L’histoire des sciences nous offre ainsi de nombreux exemples de savants qui ont apporté des contributions majeures à la science, tout en fondant leurs travaux sur des conceptions philosophiques « curieuses », souvent religieuses, mystiques ou spiritualistes, et en menant quelquefois des recherches « parallèles » sur des sujets mal famés.

(Extrait de la revue Autrement : La science et ses doubles. No 82. Septembre 1986)

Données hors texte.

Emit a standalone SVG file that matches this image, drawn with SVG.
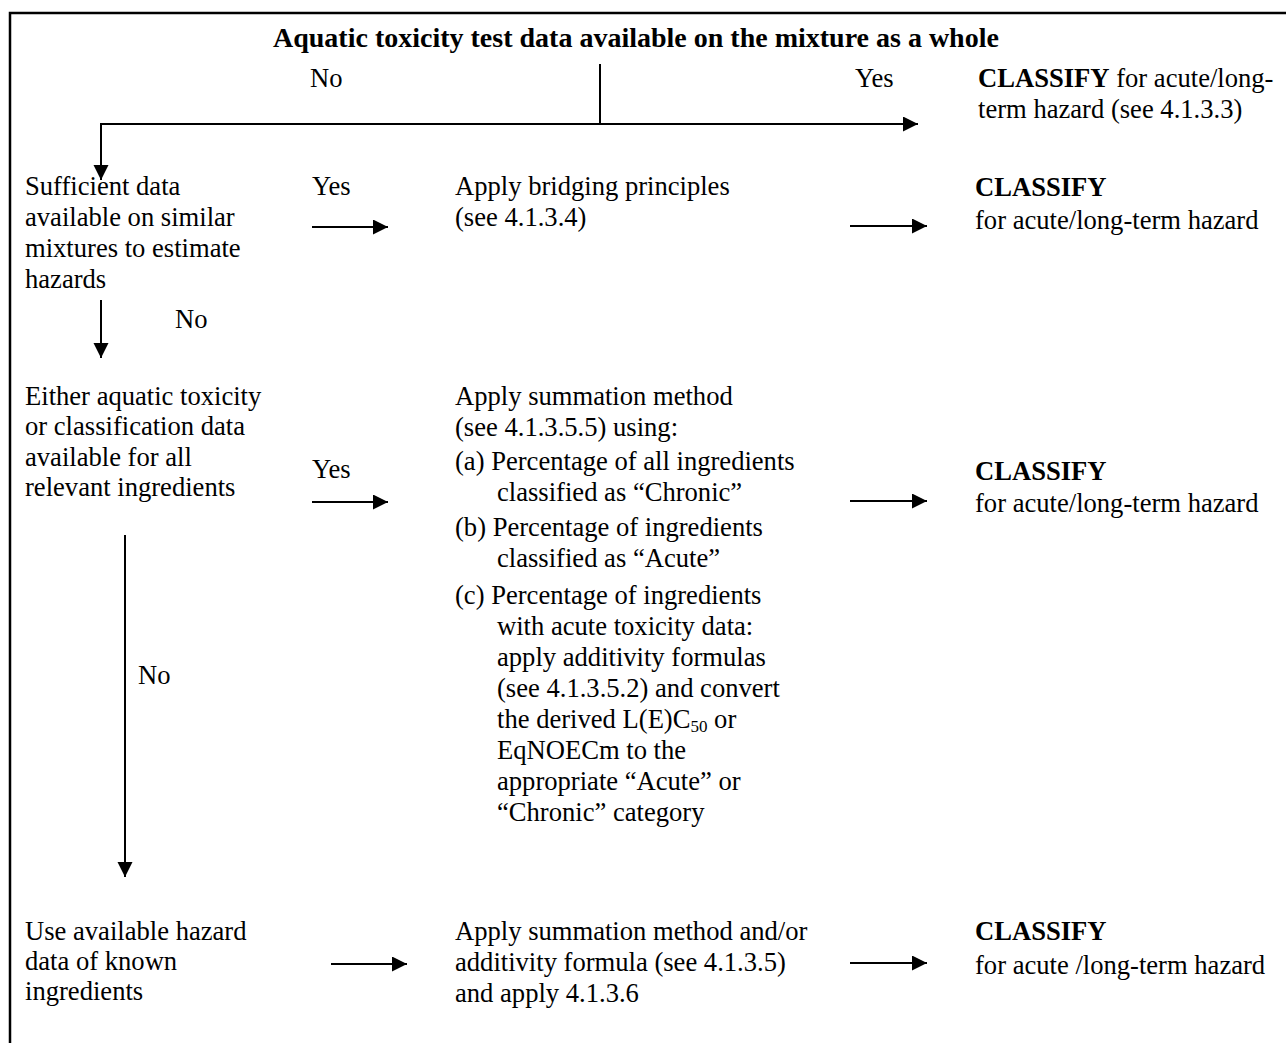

Kepler énonça les lois régissant le mouvement des planètes. Il res­tait cependant un astrologue convaincu et ses écrits sont de vérita­bles recueils de spéculations mystiques. Newton, fondateur de la physique mathématique, a consacré la plus grande partie de son temps à l’alchimie opérative. Sir William Crookes, qui découvrit le thallium et inventa le tube à rayons cathodiques, s’est aussi pas­sionné pour l’étude des phénomènes ectoplasmiques et semble avoir été pris d’un sentiment trouble pour le « fantôme » de Katie King, produit par le médium Florence Cook. Einstein assimilait la moti­vation scientifique à un « sentiment religieux cosmique ». Il ajoutait même : « A notre époque matérialiste, les travailleurs scientifiques sérieux sont les seuls hommes qui soient profondément religieux. »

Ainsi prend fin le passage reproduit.